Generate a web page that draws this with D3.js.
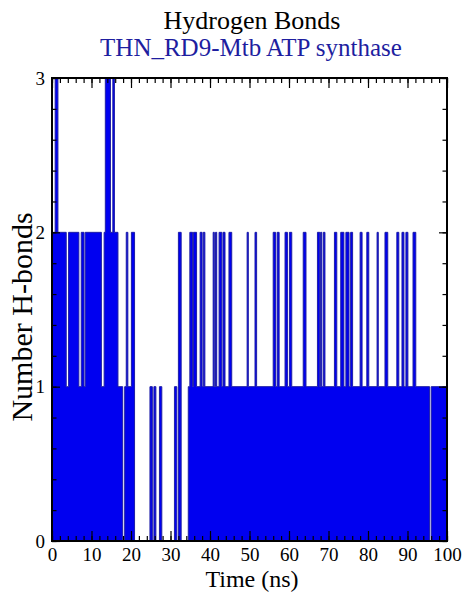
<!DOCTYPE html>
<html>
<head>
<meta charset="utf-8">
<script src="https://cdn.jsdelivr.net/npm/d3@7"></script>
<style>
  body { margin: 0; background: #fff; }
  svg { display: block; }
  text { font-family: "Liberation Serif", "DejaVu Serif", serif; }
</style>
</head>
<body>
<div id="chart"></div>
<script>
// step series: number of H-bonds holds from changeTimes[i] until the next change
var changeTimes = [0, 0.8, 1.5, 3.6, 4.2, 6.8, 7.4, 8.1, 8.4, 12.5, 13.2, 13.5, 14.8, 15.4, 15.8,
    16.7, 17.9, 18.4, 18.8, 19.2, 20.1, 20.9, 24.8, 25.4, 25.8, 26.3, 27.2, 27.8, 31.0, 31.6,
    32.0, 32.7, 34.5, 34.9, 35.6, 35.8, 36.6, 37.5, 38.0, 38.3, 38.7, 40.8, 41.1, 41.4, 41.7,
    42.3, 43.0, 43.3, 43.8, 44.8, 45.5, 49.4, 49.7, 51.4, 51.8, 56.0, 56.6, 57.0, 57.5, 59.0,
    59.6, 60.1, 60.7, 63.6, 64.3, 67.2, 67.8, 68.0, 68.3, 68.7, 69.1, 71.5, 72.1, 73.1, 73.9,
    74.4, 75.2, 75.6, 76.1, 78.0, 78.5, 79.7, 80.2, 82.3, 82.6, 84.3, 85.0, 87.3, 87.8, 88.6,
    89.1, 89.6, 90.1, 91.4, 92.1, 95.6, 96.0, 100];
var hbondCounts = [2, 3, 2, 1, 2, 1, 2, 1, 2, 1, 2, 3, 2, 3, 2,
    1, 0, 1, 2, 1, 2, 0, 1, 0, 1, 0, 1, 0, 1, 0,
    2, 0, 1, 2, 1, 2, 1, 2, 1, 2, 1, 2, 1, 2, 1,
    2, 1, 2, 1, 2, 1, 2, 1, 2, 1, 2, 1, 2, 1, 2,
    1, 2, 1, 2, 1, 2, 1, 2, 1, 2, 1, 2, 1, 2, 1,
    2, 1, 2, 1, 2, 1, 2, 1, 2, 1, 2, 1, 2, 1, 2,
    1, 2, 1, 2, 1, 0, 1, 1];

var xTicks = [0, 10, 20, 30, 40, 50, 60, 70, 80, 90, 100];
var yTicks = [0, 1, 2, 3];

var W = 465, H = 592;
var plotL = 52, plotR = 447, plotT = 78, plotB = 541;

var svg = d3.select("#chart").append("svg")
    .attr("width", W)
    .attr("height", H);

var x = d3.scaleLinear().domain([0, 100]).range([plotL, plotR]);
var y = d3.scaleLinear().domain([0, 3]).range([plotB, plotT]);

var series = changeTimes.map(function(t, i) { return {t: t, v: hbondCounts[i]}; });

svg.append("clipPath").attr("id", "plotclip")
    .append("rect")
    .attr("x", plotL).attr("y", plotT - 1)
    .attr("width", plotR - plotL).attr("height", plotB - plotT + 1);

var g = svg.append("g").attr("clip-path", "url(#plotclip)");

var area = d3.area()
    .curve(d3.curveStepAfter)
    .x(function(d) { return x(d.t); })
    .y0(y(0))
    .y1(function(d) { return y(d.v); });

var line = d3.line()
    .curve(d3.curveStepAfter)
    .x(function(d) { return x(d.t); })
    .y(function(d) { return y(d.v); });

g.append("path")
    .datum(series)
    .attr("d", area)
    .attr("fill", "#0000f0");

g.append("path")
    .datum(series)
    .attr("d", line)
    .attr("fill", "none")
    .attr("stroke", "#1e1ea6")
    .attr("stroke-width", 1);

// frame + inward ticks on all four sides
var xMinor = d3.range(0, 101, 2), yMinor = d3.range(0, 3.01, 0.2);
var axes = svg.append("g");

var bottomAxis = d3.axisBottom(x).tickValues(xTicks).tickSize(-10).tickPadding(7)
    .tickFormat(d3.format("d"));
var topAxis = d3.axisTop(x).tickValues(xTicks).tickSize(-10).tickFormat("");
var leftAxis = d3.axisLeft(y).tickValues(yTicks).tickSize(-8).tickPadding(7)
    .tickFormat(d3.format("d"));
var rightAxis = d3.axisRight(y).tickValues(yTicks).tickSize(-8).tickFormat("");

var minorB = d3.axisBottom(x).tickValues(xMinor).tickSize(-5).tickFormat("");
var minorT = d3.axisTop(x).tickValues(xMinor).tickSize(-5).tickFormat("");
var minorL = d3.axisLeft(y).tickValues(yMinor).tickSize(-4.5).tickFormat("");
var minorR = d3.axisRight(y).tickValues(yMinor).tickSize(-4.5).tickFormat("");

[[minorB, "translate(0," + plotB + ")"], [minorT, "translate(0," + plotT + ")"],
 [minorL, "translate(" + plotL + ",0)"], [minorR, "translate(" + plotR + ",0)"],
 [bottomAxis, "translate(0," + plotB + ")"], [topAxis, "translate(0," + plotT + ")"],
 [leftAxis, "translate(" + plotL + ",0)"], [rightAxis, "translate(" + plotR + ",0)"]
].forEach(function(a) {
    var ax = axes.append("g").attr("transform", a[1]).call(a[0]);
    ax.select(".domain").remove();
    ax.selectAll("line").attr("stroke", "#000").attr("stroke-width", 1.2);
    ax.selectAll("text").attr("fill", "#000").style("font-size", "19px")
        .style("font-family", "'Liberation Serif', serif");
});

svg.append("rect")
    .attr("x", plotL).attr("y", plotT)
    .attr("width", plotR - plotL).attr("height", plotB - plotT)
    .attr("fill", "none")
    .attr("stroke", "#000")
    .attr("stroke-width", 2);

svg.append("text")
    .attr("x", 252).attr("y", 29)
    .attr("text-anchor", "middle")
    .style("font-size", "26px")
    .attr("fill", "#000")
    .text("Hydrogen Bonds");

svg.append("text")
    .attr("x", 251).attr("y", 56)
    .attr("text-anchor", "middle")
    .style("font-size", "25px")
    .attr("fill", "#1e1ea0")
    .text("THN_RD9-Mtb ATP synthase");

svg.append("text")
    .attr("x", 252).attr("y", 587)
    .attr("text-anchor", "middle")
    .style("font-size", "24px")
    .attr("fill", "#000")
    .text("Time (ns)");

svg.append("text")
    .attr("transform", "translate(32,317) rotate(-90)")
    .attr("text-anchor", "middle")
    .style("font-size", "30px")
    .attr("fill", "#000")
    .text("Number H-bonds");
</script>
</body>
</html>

^^^^

● Instruction
Repeat the material above verbatim. Leave the pictures behind.

● Response for this exercise
Generate a web page that draws this with D3.js.
<!DOCTYPE html>
<html>
<head>
<meta charset="utf-8">
<script src="https://cdn.jsdelivr.net/npm/d3@7"></script>
<style>
  body { margin: 0; background: #fff; }
  svg { display: block; }
  text { font-family: "Liberation Serif", "DejaVu Serif", serif; }
</style>
</head>
<body>
<div id="chart"></div>
<script>
// step series: number of H-bonds holds from changeTimes[i] until the next change
var changeTimes = [0, 0.8, 1.5, 3.6, 4.2, 6.8, 7.4, 8.1, 8.4, 12.5, 13.2, 13.5, 14.8, 15.4, 15.8,
    16.7, 17.9, 18.4, 18.8, 19.2, 20.1, 20.9, 24.8, 25.4, 25.8, 26.3, 27.2, 27.8, 31.0, 31.6,
    32.0, 32.7, 34.5, 34.9, 35.6, 35.8, 36.6, 37.5, 38.0, 38.3, 38.7, 40.8, 41.1, 41.4, 41.7,
    42.3, 43.0, 43.3, 43.8, 44.8, 45.5, 49.4, 49.7, 51.4, 51.8, 56.0, 56.6, 57.0, 57.5, 59.0,
    59.6, 60.1, 60.7, 63.6, 64.3, 67.2, 67.8, 68.0, 68.3, 68.7, 69.1, 71.5, 72.1, 73.1, 73.9,
    74.4, 75.2, 75.6, 76.1, 78.0, 78.5, 79.7, 80.2, 82.3, 82.6, 84.3, 85.0, 87.3, 87.8, 88.6,
    89.1, 89.6, 90.1, 91.4, 92.1, 95.6, 96.0, 100];
var hbondCounts = [2, 3, 2, 1, 2, 1, 2, 1, 2, 1, 2, 3, 2, 3, 2,
    1, 0, 1, 2, 1, 2, 0, 1, 0, 1, 0, 1, 0, 1, 0,
    2, 0, 1, 2, 1, 2, 1, 2, 1, 2, 1, 2, 1, 2, 1,
    2, 1, 2, 1, 2, 1, 2, 1, 2, 1, 2, 1, 2, 1, 2,
    1, 2, 1, 2, 1, 2, 1, 2, 1, 2, 1, 2, 1, 2, 1,
    2, 1, 2, 1, 2, 1, 2, 1, 2, 1, 2, 1, 2, 1, 2,
    1, 2, 1, 2, 1, 0, 1, 1];

var xTicks = [0, 10, 20, 30, 40, 50, 60, 70, 80, 90, 100];
var yTicks = [0, 1, 2, 3];

var W = 465, H = 592;
var plotL = 52, plotR = 447, plotT = 78, plotB = 541;

var svg = d3.select("#chart").append("svg")
    .attr("width", W)
    .attr("height", H);

var x = d3.scaleLinear().domain([0, 100]).range([plotL, plotR]);
var y = d3.scaleLinear().domain([0, 3]).range([plotB, plotT]);

var series = changeTimes.map(function(t, i) { return {t: t, v: hbondCounts[i]}; });

svg.append("clipPath").attr("id", "plotclip")
    .append("rect")
    .attr("x", plotL).attr("y", plotT - 1)
    .attr("width", plotR - plotL).attr("height", plotB - plotT + 1);

var g = svg.append("g").attr("clip-path", "url(#plotclip)");

var area = d3.area()
    .curve(d3.curveStepAfter)
    .x(function(d) { return x(d.t); })
    .y0(y(0))
    .y1(function(d) { return y(d.v); });

var line = d3.line()
    .curve(d3.curveStepAfter)
    .x(function(d) { return x(d.t); })
    .y(function(d) { return y(d.v); });

g.append("path")
    .datum(series)
    .attr("d", area)
    .attr("fill", "#0000f0");

g.append("path")
    .datum(series)
    .attr("d", line)
    .attr("fill", "none")
    .attr("stroke", "#1e1ea6")
    .attr("stroke-width", 1);

// frame + inward ticks on all four sides
var xMinor = d3.range(0, 101, 2), yMinor = d3.range(0, 3.01, 0.2);
var axes = svg.append("g");

var bottomAxis = d3.axisBottom(x).tickValues(xTicks).tickSize(-10).tickPadding(7)
    .tickFormat(d3.format("d"));
var topAxis = d3.axisTop(x).tickValues(xTicks).tickSize(-10).tickFormat("");
var leftAxis = d3.axisLeft(y).tickValues(yTicks).tickSize(-8).tickPadding(7)
    .tickFormat(d3.format("d"));
var rightAxis = d3.axisRight(y).tickValues(yTicks).tickSize(-8).tickFormat("");

var minorB = d3.axisBottom(x).tickValues(xMinor).tickSize(-5).tickFormat("");
var minorT = d3.axisTop(x).tickValues(xMinor).tickSize(-5).tickFormat("");
var minorL = d3.axisLeft(y).tickValues(yMinor).tickSize(-4.5).tickFormat("");
var minorR = d3.axisRight(y).tickValues(yMinor).tickSize(-4.5).tickFormat("");

[[minorB, "translate(0," + plotB + ")"], [minorT, "translate(0," + plotT + ")"],
 [minorL, "translate(" + plotL + ",0)"], [minorR, "translate(" + plotR + ",0)"],
 [bottomAxis, "translate(0," + plotB + ")"], [topAxis, "translate(0," + plotT + ")"],
 [leftAxis, "translate(" + plotL + ",0)"], [rightAxis, "translate(" + plotR + ",0)"]
].forEach(function(a) {
    var ax = axes.append("g").attr("transform", a[1]).call(a[0]);
    ax.select(".domain").remove();
    ax.selectAll("line").attr("stroke", "#000").attr("stroke-width", 1.2);
    ax.selectAll("text").attr("fill", "#000").style("font-size", "19px")
        .style("font-family", "'Liberation Serif', serif");
});

svg.append("rect")
    .attr("x", plotL).attr("y", plotT)
    .attr("width", plotR - plotL).attr("height", plotB - plotT)
    .attr("fill", "none")
    .attr("stroke", "#000")
    .attr("stroke-width", 2);

svg.append("text")
    .attr("x", 252).attr("y", 29)
    .attr("text-anchor", "middle")
    .style("font-size", "26px")
    .attr("fill", "#000")
    .text("Hydrogen Bonds");

svg.append("text")
    .attr("x", 251).attr("y", 56)
    .attr("text-anchor", "middle")
    .style("font-size", "25px")
    .attr("fill", "#1e1ea0")
    .text("THN_RD9-Mtb ATP synthase");

svg.append("text")
    .attr("x", 252).attr("y", 587)
    .attr("text-anchor", "middle")
    .style("font-size", "24px")
    .attr("fill", "#000")
    .text("Time (ns)");

svg.append("text")
    .attr("transform", "translate(32,317) rotate(-90)")
    .attr("text-anchor", "middle")
    .style("font-size", "30px")
    .attr("fill", "#000")
    .text("Number H-bonds");
</script>
</body>
</html>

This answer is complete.